═══ DATA TO PROCESS

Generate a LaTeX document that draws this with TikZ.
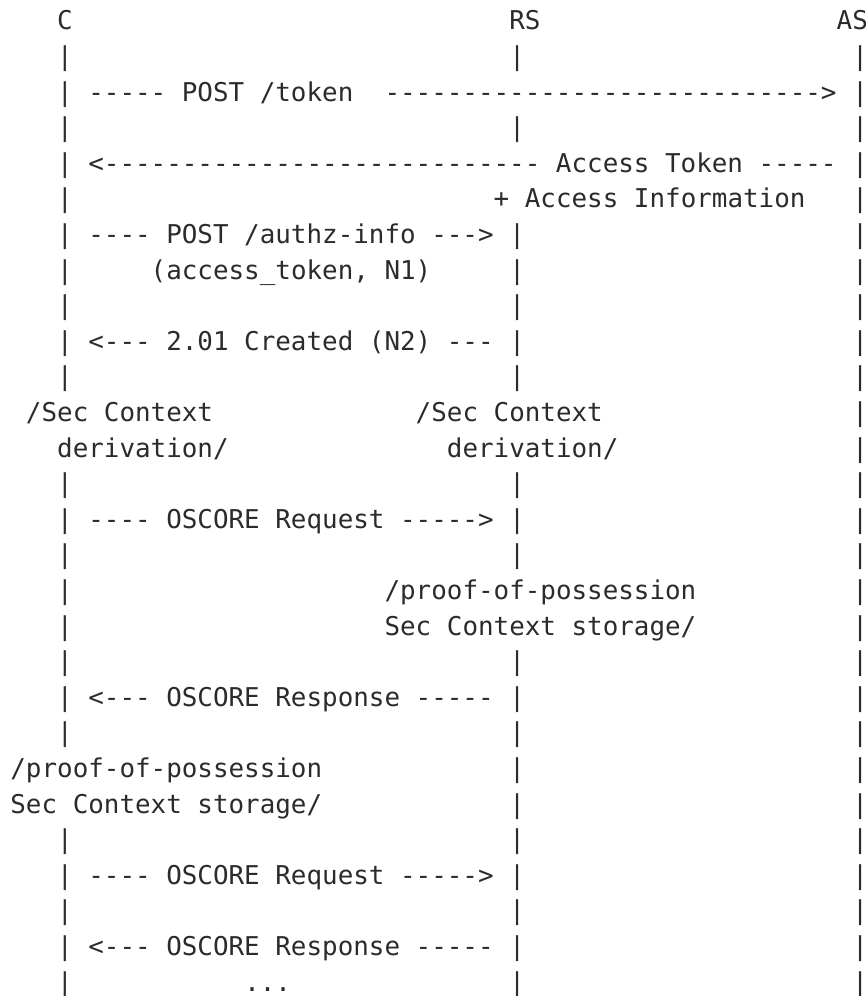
\documentclass[tikz,border=0pt]{standalone}
\usepackage{fontspec}
\setmonofont{DejaVu Sans Mono}
\definecolor{ink}{HTML}{2B2B2B}

\begin{document}
\begin{tikzpicture}[x=11.6925pt, y=-26.7pt,
  ascii/.style={inner sep=0pt, outer sep=0pt, anchor=base west, text=ink,
    font=\ttfamily\fontsize{19.42pt}{26pt}\selectfont\frenchspacing}]
\useasboundingbox (-0.667,0.163) rectangle (54.88,28.14);

% header
\node[ascii] (C) at (3,1) {C};
\node[ascii] (RS) at (32,1) {RS};
\node[ascii] (AS) at (53,1) {AS};

% life lines
\foreach \r in {2,...,11,14,15,...,21,24,25,...,28}
  \node[ascii] (c\r) at (3,\r) {|};
\foreach \r in {2,4,7,8,9,10,11,14,15,16,19,20,...,28}
  \node[ascii] (rs\r) at (32,\r) {|};
\foreach \r in {2,...,28}
  \node[ascii] (as\r) at (54,\r) {|};

% token request
\node[ascii] (tokreq) at (5,3) {----- POST /token\ \ ---------------------------->};
\node[ascii] (tokresp) at (5,5) {<---------------------------- Access Token -----};
\node[ascii] (tokinfo) at (31,6) {+ Access Information};

% authz-info
\node[ascii] (authz) at (5,7) {---- POST /authz-info --->};
\node[ascii] (authzarg) at (9,8) {(access\symbol{"5F}token, N1)};
\node[ascii] (created) at (5,10) {<--- 2.01 Created (N2) ---};

% context derivation
\node[ascii] (cderiv1) at (1,12) {/Sec Context};
\node[ascii] (cderiv2) at (3,13) {derivation/};
\node[ascii] (rsderiv1) at (26,12) {/Sec Context};
\node[ascii] (rsderiv2) at (28,13) {derivation/};

% first exchange
\node[ascii] (req1) at (5,15) {---- OSCORE Request ----->};
\node[ascii] (rspop1) at (24,17) {/proof-of-possession};
\node[ascii] (rspop2) at (24,18) {Sec Context storage/};
\node[ascii] (resp1) at (5,20) {<--- OSCORE Response -----};
\node[ascii] (cpop1) at (0,22) {/proof-of-possession};
\node[ascii] (cpop2) at (0,23) {Sec Context storage/};

% later exchanges
\node[ascii] (req2) at (5,25) {---- OSCORE Request ----->};
\node[ascii] (resp2) at (5,27) {<--- OSCORE Response -----};
\node[ascii] (more) at (15,28) {...};

\end{tikzpicture}
\end{document}
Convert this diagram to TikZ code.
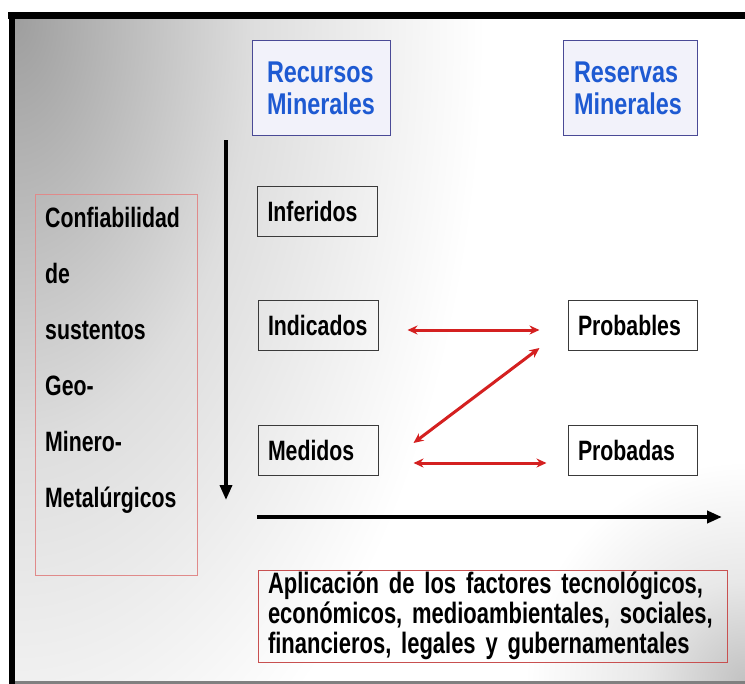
\documentclass[tikz,border=0pt]{standalone}
\usepackage{fontspec}
\setmainfont{Liberation Sans}[FakeStretch=0.76]
\newfontfamily\bluefont{Liberation Sans}[FakeStretch=0.78]
\newfontfamily\bottomfont{Liberation Sans}[FakeStretch=0.745]
\usetikzlibrary{arrows.meta,calc}
\definecolor{bluetxt}{HTML}{1E5AD2}
\definecolor{hdrborder}{HTML}{4A4A96}
\definecolor{hdrfill}{HTML}{F2F2FA}
\definecolor{catborder}{HTML}{3A3A3A}
\definecolor{redlight}{HTML}{E08A8A}
\definecolor{redbox}{HTML}{C85050}
\definecolor{redarrow}{HTML}{D42020}
\pgfdeclareradialshading{tlshade}{\pgfpoint{0bp}{0bp}}{color(0bp)=(black!38); color(240bp)=(black!13); color(470bp)=(white); color(900bp)=(white)}
\pgfdeclareradialshading{brshade}{\pgfpoint{0bp}{0bp}}{color(0bp)=(black!24); color(100bp)=(black!9); color(220bp)=(white); color(222bp)=(white)}
\begin{document}
\begin{tikzpicture}[x=1bp,y=-1bp,
  hdr/.style={draw=hdrborder, fill=hdrfill, line width=1bp, minimum height=95bp,
    inner ysep=0pt, align=left, text=bluetxt,
    font=\bluefont\fontsize{30bp}{32bp}\selectfont\bfseries},
  cat/.style={draw=catborder, line width=1bp, minimum height=50bp, inner xsep=10bp,
    inner ysep=0pt, align=left, font=\fontsize{28bp}{30bp}\selectfont\bfseries},
  redbox/.style={line width=1bp, inner sep=0pt},
  redarr/.style={draw=redarrow, line width=3bp,
    {Stealth[length=10bp,width=9bp]}-{Stealth[length=10bp,width=9bp]}},
  blackarr/.style={draw=black, line width=3.5bp, -{Triangle[length=15bp,width=12bp]}}
]
\useasboundingbox (0,0) rectangle (745,684);
\fill[white] (0,0) rectangle (745,684);
\begin{scope}
  \clip (15,18) rectangle (745,681);
  \node[inner sep=0pt, outer sep=0pt] (bgtl) at (15,18) {\scalebox{1}[1.8]{\pgfuseshading{tlshade}}};
  \node[inner sep=0pt, outer sep=0pt] (bgbr) at (745,681) {\pgfuseshading{brshade}};
\end{scope}
% frame
\fill[black] (8,12) rectangle (745,19);
\fill[black] (9,12) rectangle (15,684);
\fill[black!50] (15,681) rectangle (745,684);

% headers
\node[hdr, text width=108bp, inner xsep=15bp] (rec) at (321,88) {Recursos\\Minerales};
\node[hdr, text width=112bp, inner xsep=11bp] (res) at (630,88) {Reservas\\Minerales};

% categories
\node[cat, text width=100bp] (inf) at (317.5,211) {Inferidos};
\node[cat, text width=100bp] (ind) at (318,325) {Indicados};
\node[cat, text width=100bp] (med) at (318,450) {Medidos};
\node[cat, text width=109bp] (prob) at (632.5,325) {Probables};
\node[cat, text width=109bp] (proba) at (632.5,450) {Probadas};

% left box
\node[redbox, draw=redlight, minimum width=161bp, minimum height=380bp] (lbox) at (116.5,385) {};
\node[inner sep=0pt, anchor=north west, align=left,
  font=\fontsize{28bp}{56bp}\selectfont\bfseries] (ltext) at (45,207)
  {Confiabilidad\\de\\sustentos\\Geo-\\Minero-\\Metalúrgicos};

% bottom box
\node[redbox, draw=redbox, text width=461bp, inner xsep=4bp, minimum height=92bp,
  align=left, font=\bottomfont\fontsize{29.5bp}{30bp}\selectfont\bfseries] (bbox) at (492.5,616)
  {\hspace*{6bp}Aplicación de los factores tecnológicos,\\\hspace*{6bp}económicos, medioambientales, sociales,\\\hspace*{6bp}financieros, legales y gubernamentales};

% black arrows
\coordinate (vt) at (226,140);
\coordinate (vb) at (226,500);
\coordinate (hl) at ($(inf.west |- 0,517)$);
\coordinate (hr) at (722,517);
\draw[blackarr] (vt) -- (vb);
\draw[blackarr, line width=4.5bp] (hl) -- (hr);

% red arrows
\coordinate (r1a) at ($(ind.east)+(29,5)$);
\coordinate (r1b) at ($(prob.west)+(-28,5)$);
\coordinate (r2a) at ($(prob.west)+(-28,23)$);
\coordinate (r2b) at ($(med.east)+(35,-7)$);
\coordinate (r3a) at ($(med.east)+(35,13)$);
\coordinate (r3b) at ($(proba.west)+(-21,13)$);
\draw[redarr] (r1a) -- (r1b);
\draw[redarr] (r2a) -- (r2b);
\draw[redarr] (r3a) -- (r3b);
\end{tikzpicture}
\end{document}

══════

▶ EXERCISE INSTRUCTIONS:
From the first line above down to the line with "(cpop2) at (0,23)", reproduce every line and no others, omitting pictures.

▶ SOLUTION:
Generate a LaTeX document that draws this with TikZ.
\documentclass[tikz,border=0pt]{standalone}
\usepackage{fontspec}
\setmonofont{DejaVu Sans Mono}
\definecolor{ink}{HTML}{2B2B2B}

\begin{document}
\begin{tikzpicture}[x=11.6925pt, y=-26.7pt,
  ascii/.style={inner sep=0pt, outer sep=0pt, anchor=base west, text=ink,
    font=\ttfamily\fontsize{19.42pt}{26pt}\selectfont\frenchspacing}]
\useasboundingbox (-0.667,0.163) rectangle (54.88,28.14);

% header
\node[ascii] (C) at (3,1) {C};
\node[ascii] (RS) at (32,1) {RS};
\node[ascii] (AS) at (53,1) {AS};

% life lines
\foreach \r in {2,...,11,14,15,...,21,24,25,...,28}
  \node[ascii] (c\r) at (3,\r) {|};
\foreach \r in {2,4,7,8,9,10,11,14,15,16,19,20,...,28}
  \node[ascii] (rs\r) at (32,\r) {|};
\foreach \r in {2,...,28}
  \node[ascii] (as\r) at (54,\r) {|};

% token request
\node[ascii] (tokreq) at (5,3) {----- POST /token\ \ ---------------------------->};
\node[ascii] (tokresp) at (5,5) {<---------------------------- Access Token -----};
\node[ascii] (tokinfo) at (31,6) {+ Access Information};

% authz-info
\node[ascii] (authz) at (5,7) {---- POST /authz-info --->};
\node[ascii] (authzarg) at (9,8) {(access\symbol{"5F}token, N1)};
\node[ascii] (created) at (5,10) {<--- 2.01 Created (N2) ---};

% context derivation
\node[ascii] (cderiv1) at (1,12) {/Sec Context};
\node[ascii] (cderiv2) at (3,13) {derivation/};
\node[ascii] (rsderiv1) at (26,12) {/Sec Context};
\node[ascii] (rsderiv2) at (28,13) {derivation/};

% first exchange
\node[ascii] (req1) at (5,15) {---- OSCORE Request ----->};
\node[ascii] (rspop1) at (24,17) {/proof-of-possession};
\node[ascii] (rspop2) at (24,18) {Sec Context storage/};
\node[ascii] (resp1) at (5,20) {<--- OSCORE Response -----};
\node[ascii] (cpop1) at (0,22) {/proof-of-possession};
\node[ascii] (cpop2) at (0,23) {Sec Context storage/};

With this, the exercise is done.